We want the abridged, version Christmas story.

We want it short and sweet.

The Gospel writer John wrote:



The Word (of God) became flesh and blood,
And moved into the neighborhood.
And we saw the glory with our own eyes,
the one-of-a-kind glory, like Father, like Son.
Generous inside and out, true from star to finish.

He was in the world,
And the world was through him,
And yet the world didn't even notice.
He came to his own people,
But they didn't want (have time) for him.


The Message Bible (1:14,15,9-10)





I look at this generation and wonder; Has much changed in 2002 years among those who look for a Savior?



Have we made a visit to the manger, paused and rushed back to the "sheep fields" of our daily lives without much thought of what it really means for God to coo and cry and bleed and die?


And it really make me wonder who is more guilty …



King Harrods who try to kill the Christ child because they know how dangerous the Child is …



Or those who see Him daily, take him for granted, and live our lives unchanged?

4 comments:

Guinness said...

David - this is a sad reality, and as you point out so well, we are all guilty of this to some extent or another. Thought provoking way to wrap up the post, too!

- Lon

tinahdee said...

Aw, sorry they didn't want to watch. I heard it was a pretty good movie! -Tina

Anonymous said...

Speaking as one of the witnesses to this event - If it had been another "traditional Christmas" movie I still would have gotten up to fix my tooth.
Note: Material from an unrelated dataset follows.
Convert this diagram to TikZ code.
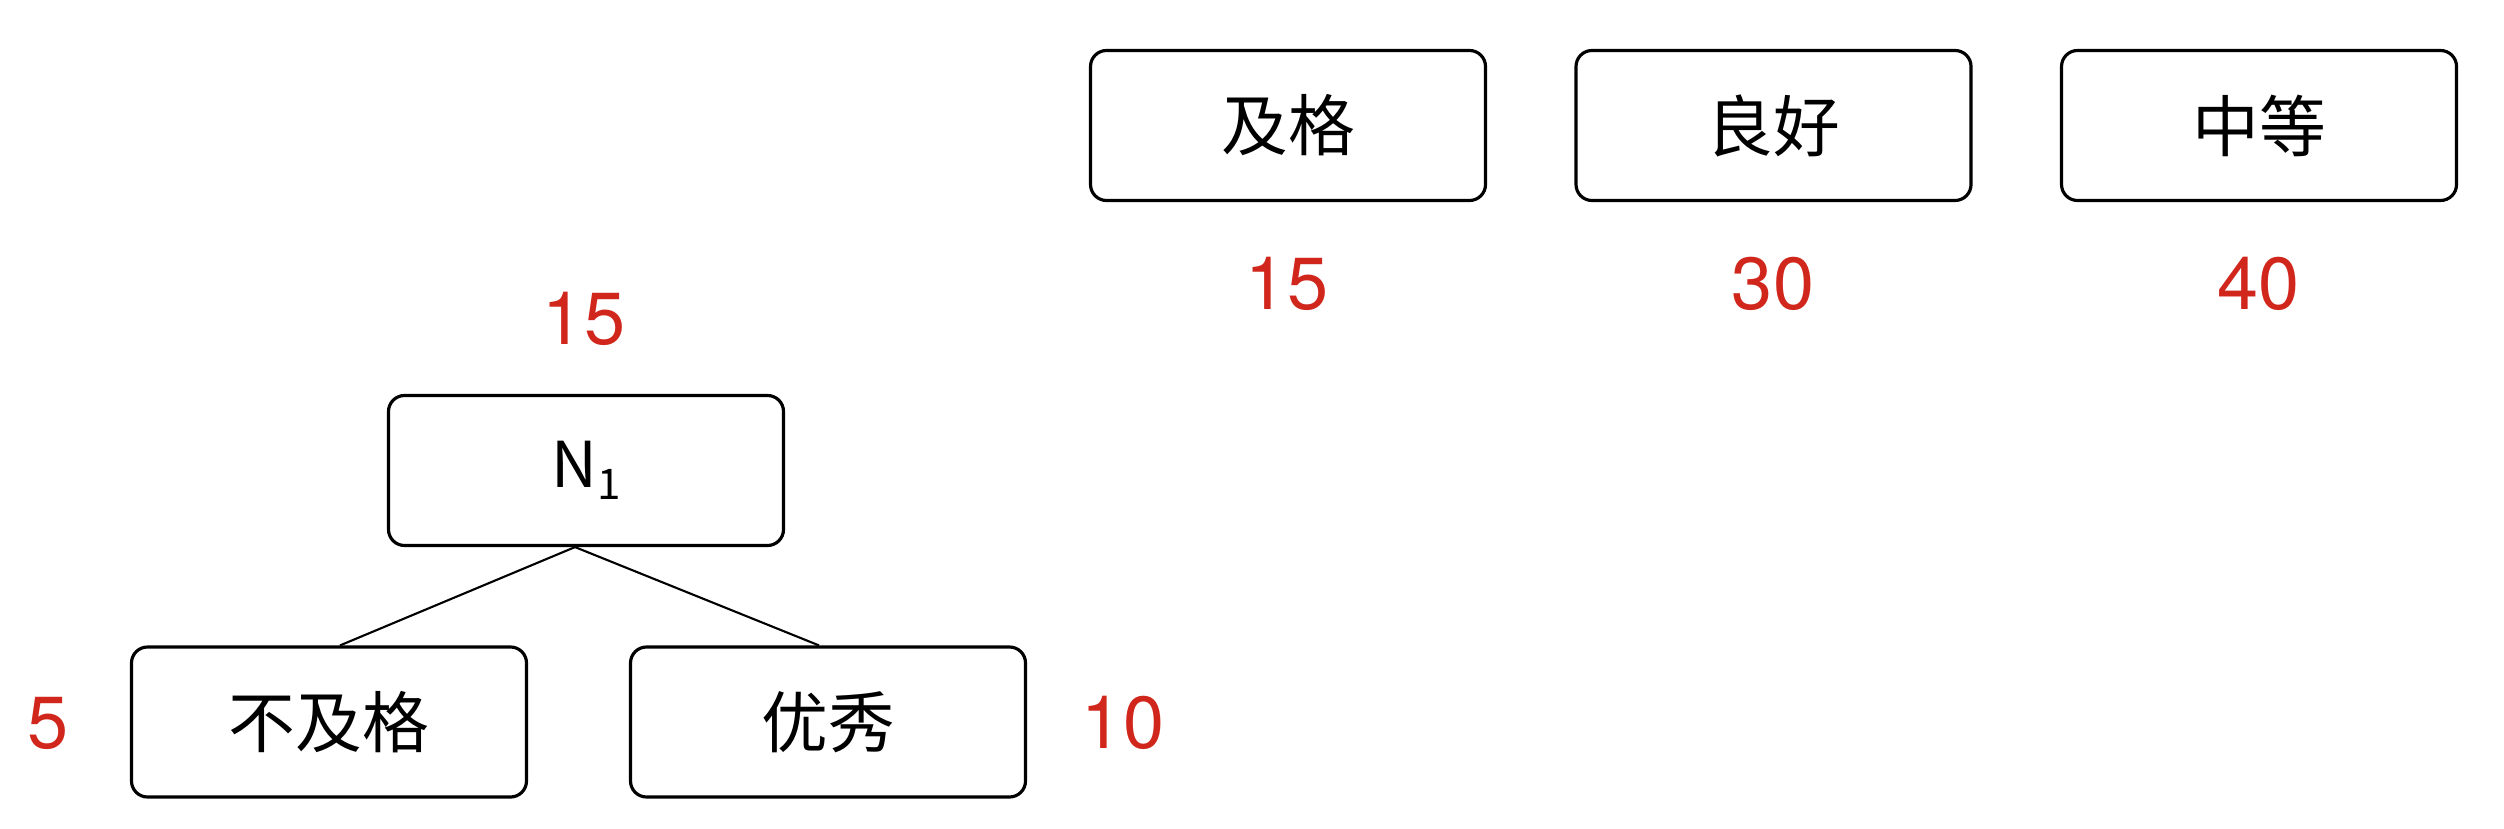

Pain was pain, and unfortunately, the Lord didn't take that pain away so that I could pay attention to what I was trying to watch.

My love and reverence for Christ and His birth still lives on past the newest up dated film version. This love cannot just be summed up in a movie.

Anonymous said...

Teeth are painful teeth are are understandable.... others are too quickly bored with the familiar, they've heard since a child. There is wonder no longer.